Miss Ward’s Kansas City kindergarten class has a room parent with major attitude.
“My name is Jennifer Dixon and I have ‘volunteered’ to be your class mom for this coming year. Since this is a thankless job, don’t expect warm fuzzy emails like you probably got in pre-school.…If I say we need doughnuts, say ‘How many? Not ‘Can I bring cups?' " Jen Dixon is not a typical Kansas City kindergarten mom. Her first two daughters were born back in her groupie years; one of them may or may not have been fathered by Michael Hutchence of INXS, though since he died in 1997, there’s no real way of knowing. After many years as a single mom, she married Husband No. 1 who became Baby Daddy No. 3, thus inaugurating her second round of room mothering. This time she’s 15 years older than everyone else and just can’t take the whole kindergarten shtick as seriously as they do.
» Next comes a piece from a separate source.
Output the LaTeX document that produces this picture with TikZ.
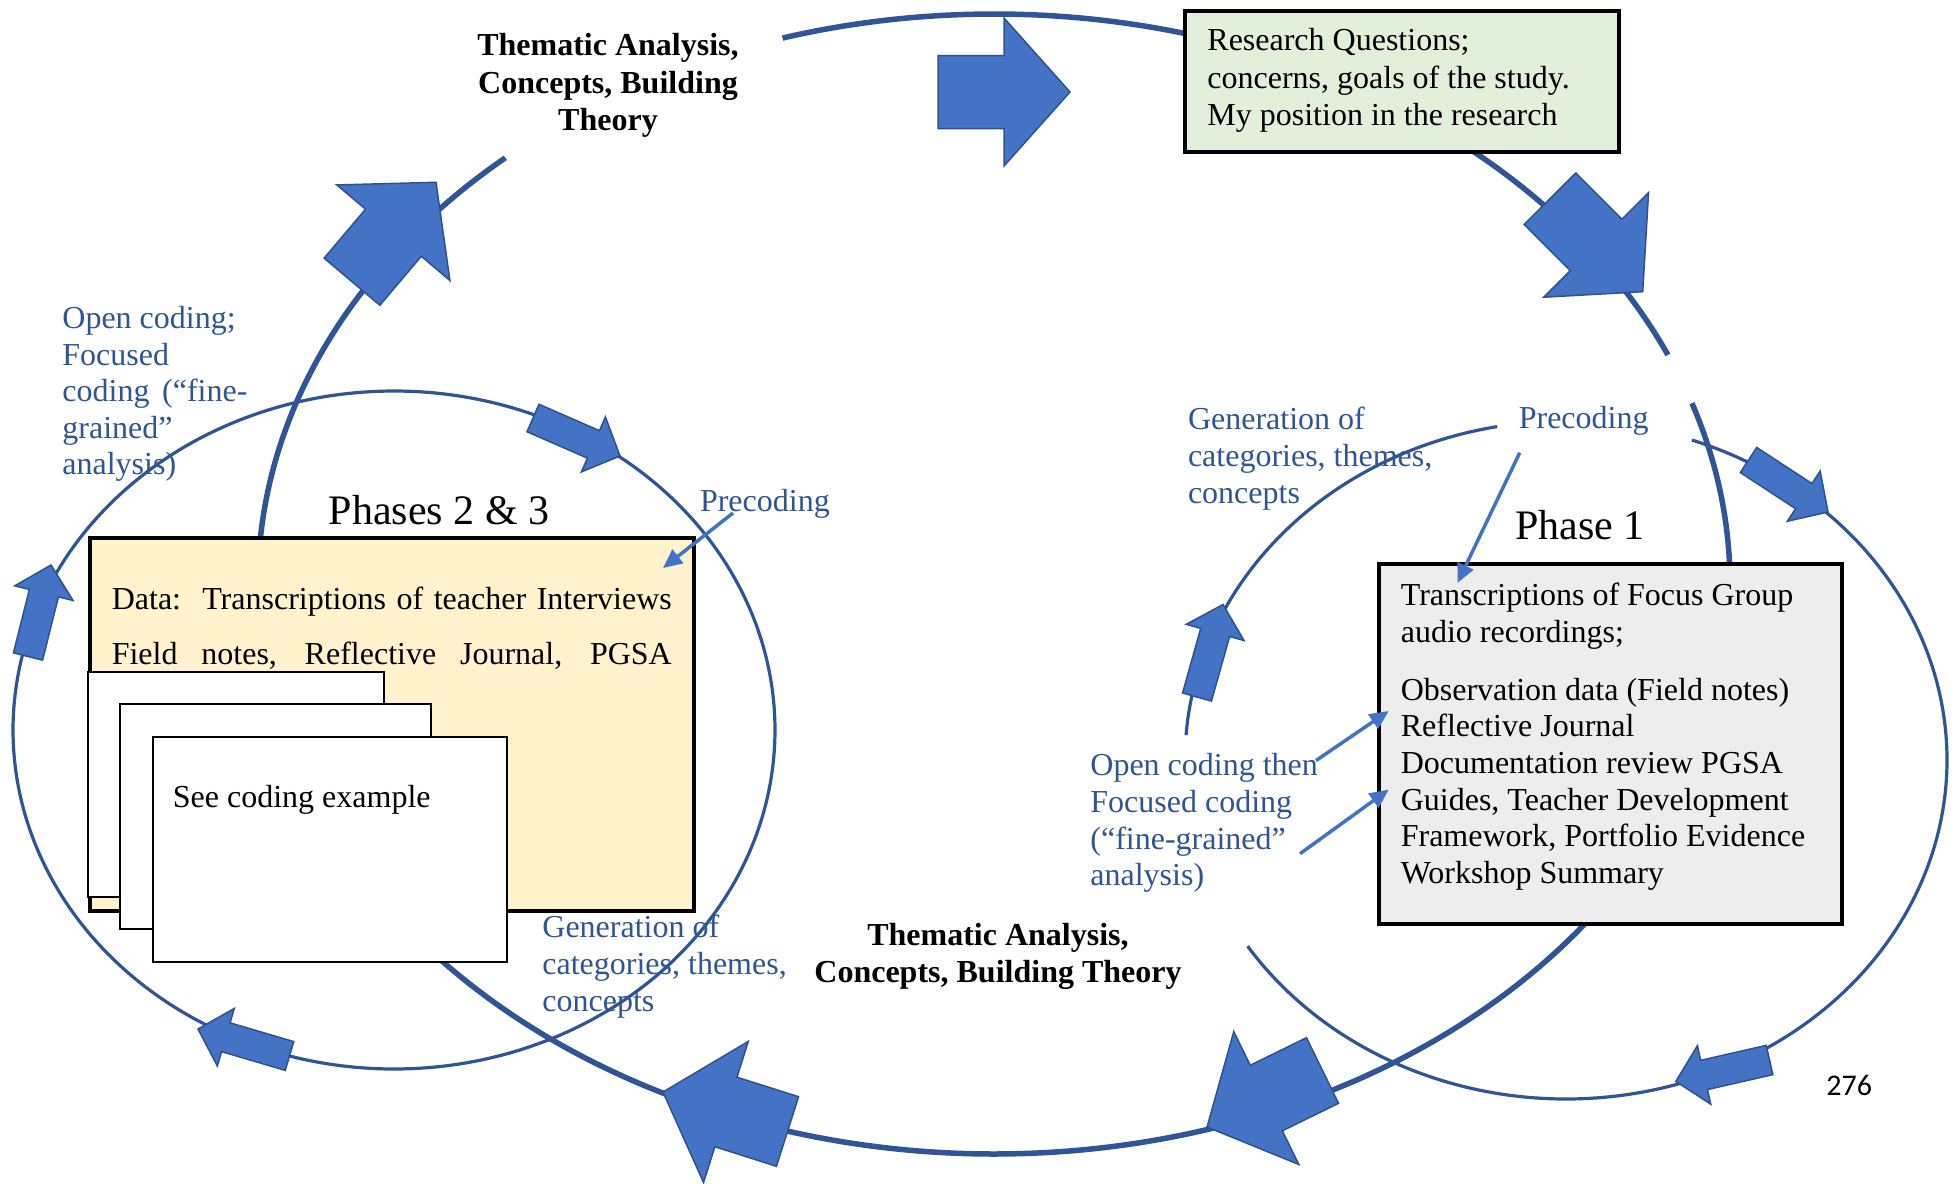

The replies to her ongoing sarcastic emails typically include 1.) an instant autoreply from a never-seen mother who is permanently out of the office; 2.) an allergy-related screed from the mother of the room’s nastiest little brat; 3.) sassy back talk from the cool lesbian moms; and 4.) presumptuous demands from “Kim Fancy (Nancy’s mom)” and her sycophantic sidekick. Least amused of all is Asami Chang, a tone-deaf woman who thinks Jen is serious in demanding parents buy her a new coat or at least some Starbucks cards in return for optimal teacher conference times. Further complicating the situation is the fact that Jen’s long-ago high school crush, “Don Burgess (he’s such a fox)” is one of the class dads and foxy as ever.
Gelman’s debut is a literary stand-up routine, and you might as well just give in: this woman is going to get a laugh out of you.